High-temperature resistance heating elements refer to devices capable of operating stably and effectively generating heat under high-temperature conditions. These components are typically made from heat-resistant materials to meet demanding heating environments and high-temperature process requirements. Common types of high-temperature resistance heating elements include:
Resistance Wire: Resistance wire, commonly made of nickel-chromium alloys (such as typical heating elements), is a widely used high-temperature resistance heating element. It can operate stably at higher temperatures (approximately 1000°C to 1300°C) and is used in household appliances, industrial heating equipment, and laboratory heaters.
Silicon Carbide Rods: Suitable for higher temperature heating demands, silicon carbide rods can operate within the range of 1200°C to 1400°C. They exhibit excellent resistance to chemical corrosion and high temperatures, widely applied in industrial heating equipment and smelting processes.
Silicon Molybdenum Rods: Capable of operating at temperatures around 1700°C to 1800°C, silicon molybdenum rods are used in applications requiring higher temperature heating, such as glass melting furnaces and metal smelting equipment.
Molybdenum Heaters: Made from pure molybdenum, molybdenum heaters can operate stably at ultra-high temperatures under vacuum environments (approximately 1800°C and above). They are commonly used in vacuum furnaces, high-temperature heat treatment equipment, and semiconductor manufacturing processes.
Tungsten Heaters: Known for their extremely high melting point and excellent mechanical strength, tungsten heaters can operate at temperatures well above 2000°C(Under high vacuum environments). They are used in extreme high-temperature heating applications such as high-temperature melting and laboratory research.

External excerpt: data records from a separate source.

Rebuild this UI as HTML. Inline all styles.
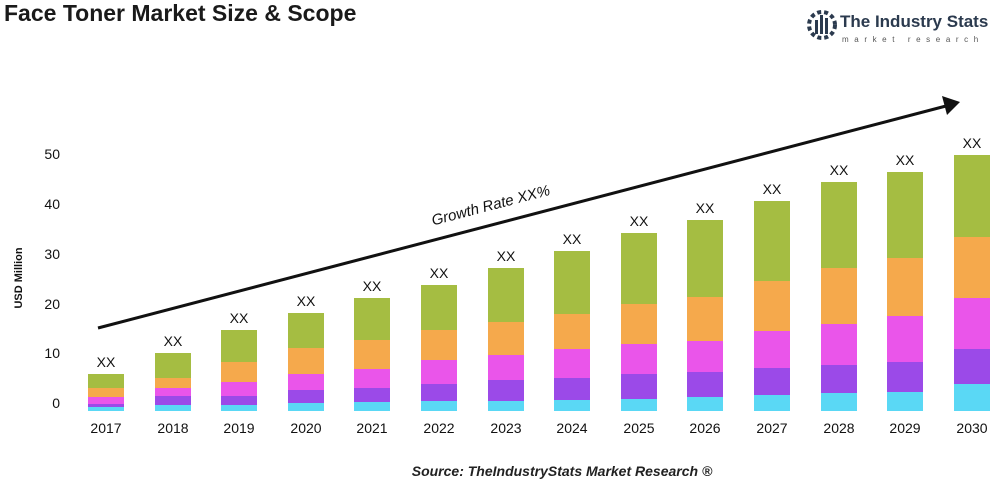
<!DOCTYPE html><html><head><style>body{margin:0;background:#fff}svg{display:block}</style></head><body>
<svg width="1000" height="500" xmlns="http://www.w3.org/2000/svg" font-family="Liberation Sans, sans-serif">
<text x="4" y="21" font-size="23" font-weight="bold" fill="#1a1a1a">Face Toner Market Size &amp; Scope</text>
<g fill="#2b3a4e">
<circle cx="822" cy="25" r="13" fill="none" stroke="#2b3a4e" stroke-width="4" stroke-dasharray="4 3"/>
<rect x="815" y="20" width="3" height="14"/><rect x="820" y="15" width="3" height="19"/><rect x="825" y="18" width="3" height="16"/>
<text x="840" y="27" font-size="17" font-weight="bold">The Industry Stats</text>
<text x="842" y="42" font-size="8" letter-spacing="5.6" fill="#555">market research</text>
</g>
<g font-size="14" fill="#111" text-anchor="end">
<text x="60" y="159">50</text><text x="60" y="209">40</text><text x="60" y="259">30</text><text x="60" y="309">20</text><text x="60" y="358">10</text><text x="60" y="408">0</text>
</g>
<text transform="translate(22,278) rotate(-90)" font-size="11" font-weight="bold" text-anchor="middle" fill="#111">USD Million</text>
<g>
<g transform="translate(88,0)"><rect y="374" width="36" height="14" fill="#a5bd42"/><rect y="388" width="36" height="9" fill="#f5a94c"/><rect y="397" width="36" height="7" fill="#ea55ea"/><rect y="404" width="36" height="3" fill="#9b4ae8"/><rect y="407" width="36" height="4" fill="#5ad8f5"/></g>
<g transform="translate(155,0)"><rect y="353" width="36" height="25" fill="#a5bd42"/><rect y="378" width="36" height="10" fill="#f5a94c"/><rect y="388" width="36" height="8" fill="#ea55ea"/><rect y="396" width="36" height="9" fill="#9b4ae8"/><rect y="405" width="36" height="6" fill="#5ad8f5"/></g>
<g transform="translate(221,0)"><rect y="330" width="36" height="32" fill="#a5bd42"/><rect y="362" width="36" height="20" fill="#f5a94c"/><rect y="382" width="36" height="14" fill="#ea55ea"/><rect y="396" width="36" height="9" fill="#9b4ae8"/><rect y="405" width="36" height="6" fill="#5ad8f5"/></g>
<g transform="translate(288,0)"><rect y="313" width="36" height="35" fill="#a5bd42"/><rect y="348" width="36" height="26" fill="#f5a94c"/><rect y="374" width="36" height="16" fill="#ea55ea"/><rect y="390" width="36" height="13" fill="#9b4ae8"/><rect y="403" width="36" height="8" fill="#5ad8f5"/></g>
<g transform="translate(354,0)"><rect y="298" width="36" height="42" fill="#a5bd42"/><rect y="340" width="36" height="29" fill="#f5a94c"/><rect y="369" width="36" height="19" fill="#ea55ea"/><rect y="388" width="36" height="14" fill="#9b4ae8"/><rect y="402" width="36" height="9" fill="#5ad8f5"/></g>
<g transform="translate(421,0)"><rect y="285" width="36" height="45" fill="#a5bd42"/><rect y="330" width="36" height="30" fill="#f5a94c"/><rect y="360" width="36" height="24" fill="#ea55ea"/><rect y="384" width="36" height="17" fill="#9b4ae8"/><rect y="401" width="36" height="10" fill="#5ad8f5"/></g>
<g transform="translate(488,0)"><rect y="268" width="36" height="54" fill="#a5bd42"/><rect y="322" width="36" height="33" fill="#f5a94c"/><rect y="355" width="36" height="25" fill="#ea55ea"/><rect y="380" width="36" height="21" fill="#9b4ae8"/><rect y="401" width="36" height="10" fill="#5ad8f5"/></g>
<g transform="translate(554,0)"><rect y="251" width="36" height="63" fill="#a5bd42"/><rect y="314" width="36" height="35" fill="#f5a94c"/><rect y="349" width="36" height="29" fill="#ea55ea"/><rect y="378" width="36" height="22" fill="#9b4ae8"/><rect y="400" width="36" height="11" fill="#5ad8f5"/></g>
<g transform="translate(621,0)"><rect y="233" width="36" height="71" fill="#a5bd42"/><rect y="304" width="36" height="40" fill="#f5a94c"/><rect y="344" width="36" height="30" fill="#ea55ea"/><rect y="374" width="36" height="25" fill="#9b4ae8"/><rect y="399" width="36" height="12" fill="#5ad8f5"/></g>
<g transform="translate(687,0)"><rect y="220" width="36" height="77" fill="#a5bd42"/><rect y="297" width="36" height="44" fill="#f5a94c"/><rect y="341" width="36" height="31" fill="#ea55ea"/><rect y="372" width="36" height="25" fill="#9b4ae8"/><rect y="397" width="36" height="14" fill="#5ad8f5"/></g>
<g transform="translate(754,0)"><rect y="201" width="36" height="80" fill="#a5bd42"/><rect y="281" width="36" height="50" fill="#f5a94c"/><rect y="331" width="36" height="37" fill="#ea55ea"/><rect y="368" width="36" height="27" fill="#9b4ae8"/><rect y="395" width="36" height="16" fill="#5ad8f5"/></g>
<g transform="translate(821,0)"><rect y="182" width="36" height="86" fill="#a5bd42"/><rect y="268" width="36" height="56" fill="#f5a94c"/><rect y="324" width="36" height="41" fill="#ea55ea"/><rect y="365" width="36" height="28" fill="#9b4ae8"/><rect y="393" width="36" height="18" fill="#5ad8f5"/></g>
<g transform="translate(887,0)"><rect y="172" width="36" height="86" fill="#a5bd42"/><rect y="258" width="36" height="58" fill="#f5a94c"/><rect y="316" width="36" height="46" fill="#ea55ea"/><rect y="362" width="36" height="30" fill="#9b4ae8"/><rect y="392" width="36" height="19" fill="#5ad8f5"/></g>
<g transform="translate(954,0)"><rect y="155" width="36" height="82" fill="#a5bd42"/><rect y="237" width="36" height="61" fill="#f5a94c"/><rect y="298" width="36" height="51" fill="#ea55ea"/><rect y="349" width="36" height="35" fill="#9b4ae8"/><rect y="384" width="36" height="27" fill="#5ad8f5"/></g>
</g>
<g font-size="14" text-anchor="middle" fill="#111">
<text x="106" y="367">XX</text><text x="173" y="346">XX</text><text x="239" y="323">XX</text><text x="306" y="306">XX</text><text x="372" y="291">XX</text><text x="439" y="278">XX</text><text x="506" y="261">XX</text><text x="572" y="244">XX</text><text x="639" y="226">XX</text><text x="705" y="213">XX</text><text x="772" y="194">XX</text><text x="839" y="175">XX</text><text x="905" y="165">XX</text><text x="972" y="148">XX</text>
<text x="106" y="433">2017</text><text x="173" y="433">2018</text><text x="239" y="433">2019</text><text x="306" y="433">2020</text><text x="372" y="433">2021</text><text x="439" y="433">2022</text><text x="506" y="433">2023</text><text x="572" y="433">2024</text><text x="639" y="433">2025</text><text x="705" y="433">2026</text><text x="772" y="433">2027</text><text x="839" y="433">2028</text><text x="905" y="433">2029</text><text x="972" y="433">2030</text>
</g>
<line x1="98" y1="328" x2="946" y2="106" stroke="#111" stroke-width="3"/>
<polygon points="960,102 942,96 947,115" fill="#111"/>
<text transform="translate(492,210) rotate(-14.7)" font-size="15" font-style="italic" text-anchor="middle" fill="#111">Growth Rate XX%</text>
<text x="562" y="476" font-size="14" font-style="italic" font-weight="bold" text-anchor="middle" fill="#222">Source: TheIndustryStats Market Research ®</text>
</svg></body></html>
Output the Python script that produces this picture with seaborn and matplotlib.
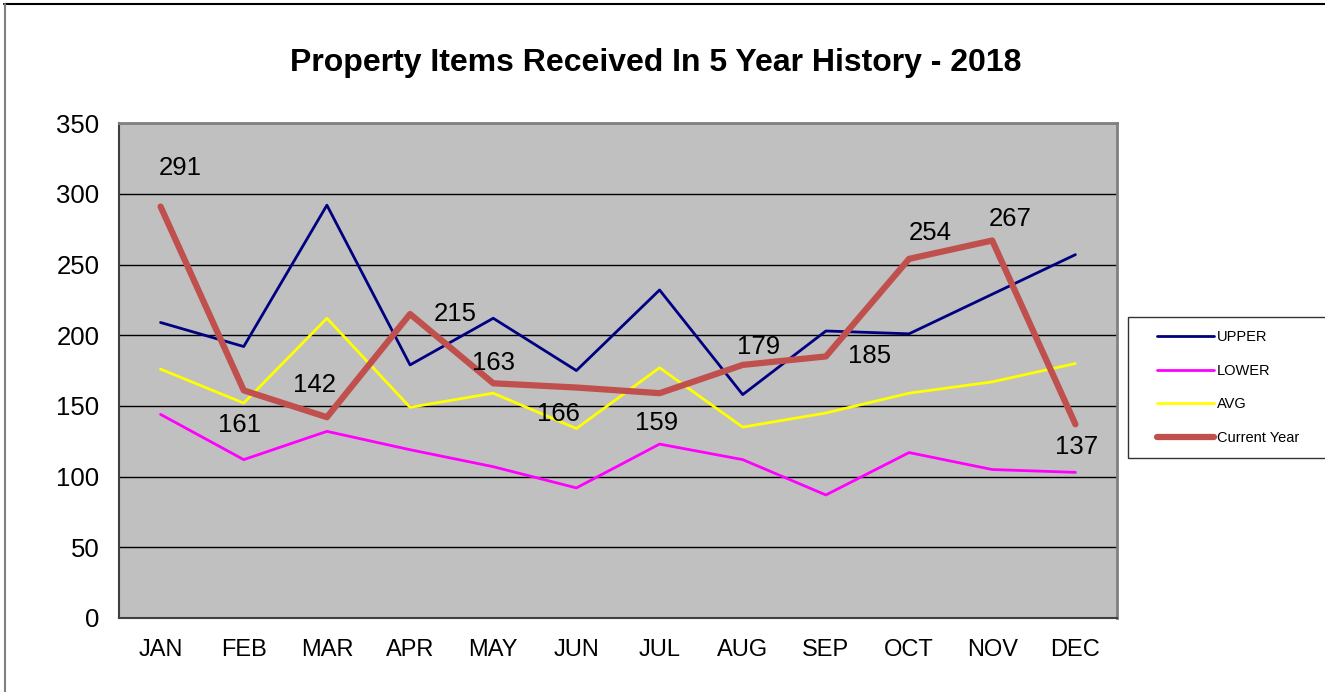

These high-temperature resistance heating elements not only possess high-temperature resistance but also typically exhibit good corrosion resistance and long service life. They are suitable for various industrial and laboratory applications requiring precise control of high-temperature heating processes.
Different atmospheric conditions, such as oxidizing, reducing, or inert atmospheres, significantly affect the heating efficiency and stability of resistance heating elements. In oxidizing atmospheres like air, elements may oxidize or degrade at high temperatures, impacting long-term heating performance. In reducing atmospheres (e.g., hydrogen or hydrocarbon gases), chemical reduction can alter the material's resistance or induce reactions that affect heating capabilities. Conversely, inert atmospheres (e.g., nitrogen or argon) typically maintain stable conditions for the elements, avoiding chemical reactions or oxidation. Therefore, selecting and using resistance heating elements involves considering the atmospheric conditions of the operational environment to ensure stable and efficient heating performance.
Resistance heating elements can operate within a temperature range dependent on their specific materials and design, typically spanning from tens of degrees Celsius to several thousand degrees Celsius, with examples including nickel-chromium alloys reaching up to about 1200°C, silicon carbide exceeding 1500°C, and molybdenum disilicide up to 1850°C in oxidizing atmospheres, suitable for various industrial applications such as high-temperature heating and metallurgical processes.
The heating elements of an electric furnace are crucial components that generate heat through resistive effects. The main types include resistance heating wires (such as nickel-chromium alloys), silicon carbide rods (Sic), molybdenum disilicide rods (Mosi2), and graphite elements. They are tailored for various industrial heat treatment needs, capable of operating stably in high-temperature environments and efficiently converting electrical energy into heat to meet the heating and temperature control requirements of electric furnaces.